According to the CLA’s paper, a one-year delay would give Defra more time to agree and publish the details of how the BPS will be phased out over the full seven-year transition period, not just the first year.
It would also enable Defra to provide better information on how the ELM scheme will operate – including payment rates – and on the new animal welfare and productivity programmes, which are both set to receive taxpayer support.
Faced with such fundamental change, the extra time and information would help farmers and landowners make better decisions about the way they operate in future, says the CLA.
“A one-year delay is also more in line with the devolved administrations, which reduces the intra-UK competitive disadvantage farmers in England would suffer,” the CLA paper adds.
It notes that the Welsh government plans to keep direct payments uncut until 2022, with Scotland maintaining them until 2024.
In response, Defra said it would “reflect on any delays to parliamentary business and legislation”, and provide more information in due course.
“We will bring forward the next stage of the Agriculture Bill as soon as parliamentary time allows,” said a spokesman.
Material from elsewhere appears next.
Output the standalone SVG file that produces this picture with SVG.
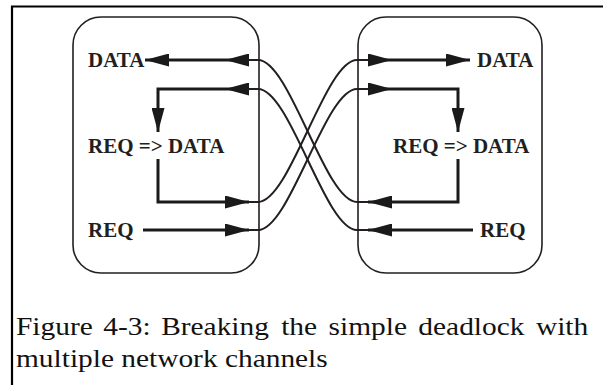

“The Bill legislates for an agricultural transition during which direct payments will be gradually phased out as we know farmers need stability, certainty and a smooth transition.”
Five other key components
The CLA makes five further suggestions in its paper:
- Full details of remaining direct payments for the whole of the seven-year transition period should be published within three months of the Agriculture Bill being enacted.
- No business should have more than 25% cut from its BPS before the ELM scheme is fully available, and cuts in year two and beyond should be at a flat rate.
- Cuts in direct payments should be no more than is needed for investment in productivity growth and the ELM pilot payments.
- A large-scale Business Adaptation Programme should be introduced, including advice, an agri-skills fund and investment assistance.
- Future funding should be based on actual need, rather than just reallocating the current CAP budget.